URAL1073——DP——Square Country

Description

There live square people in a square country. Everything in this country is square also. Thus, the Square Parliament has passed a law about a land. According to the law each citizen of the country has a right to buy land. A land is sold in squares, surely. Moreover, a length of a square side must be a positive integer amount of meters. Buying a square of land with a side  a one pays  a ² quadrics (a local currency) and gets a square certificate of a landowner.

One citizen of the country has decided to invest all of his  N quadrics into the land. He can, surely, do it, buying square pieces 1 × 1 meters. At the same time the citizen has requested to minimize an amount of pieces he buys: "It will be easier for me to pay taxes," — he has said. He has bought the land successfully.
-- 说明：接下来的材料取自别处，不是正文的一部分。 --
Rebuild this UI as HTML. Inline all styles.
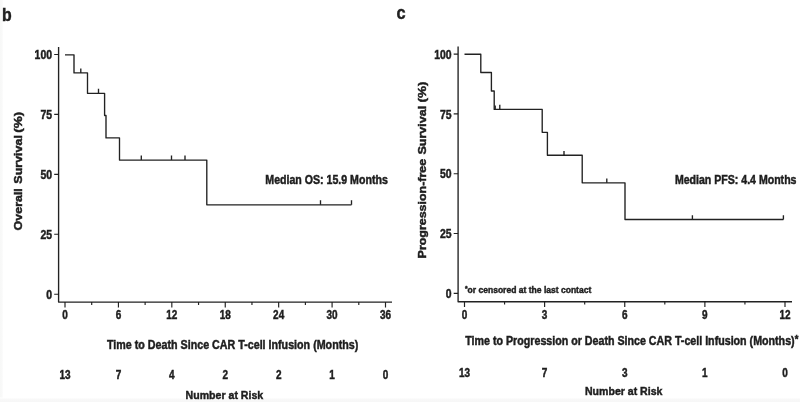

Your task is to find out a number of certificates he has gotten.

Input

The only line contains a positive integer  N ≤ 60 000 , that is a number of quadrics that the citizen has invested.

Output

The only line contains a number of certificates that he has gotten.

Sample Input

input	output
344	3

 大意：你现在有n块土地，要把它分成几块正方形，问最少的正方形数目，原本以为可以贪心做，倒着过来，不过12(4+4+4 = 3) 9+1+1+1 = 4这组数据有问题

动态转移方程  dp[i] = min(dp[i],dp[i-j*j)+1)     

#include<cstdio>

#include<cstring>

#include<algorithm>

#include<cmath>

using namespace std;

int main()

{

    int dp[60010];

    int n;

    while(~scanf("%d",&n)){

        memset(dp,0,sizeof(dp));

        for(int i = 1; i <= n ;i++){

            dp[i] = dp[i-1] + 1;

            for(int j = 1; j <= sqrt((double)n+0.5); j++)

                if(j*j <= i)

                dp[i] = min(dp[i],dp[i-j*j] + 1);

        }

    printf("%d\n",dp[n]);

    }

    return 0;

}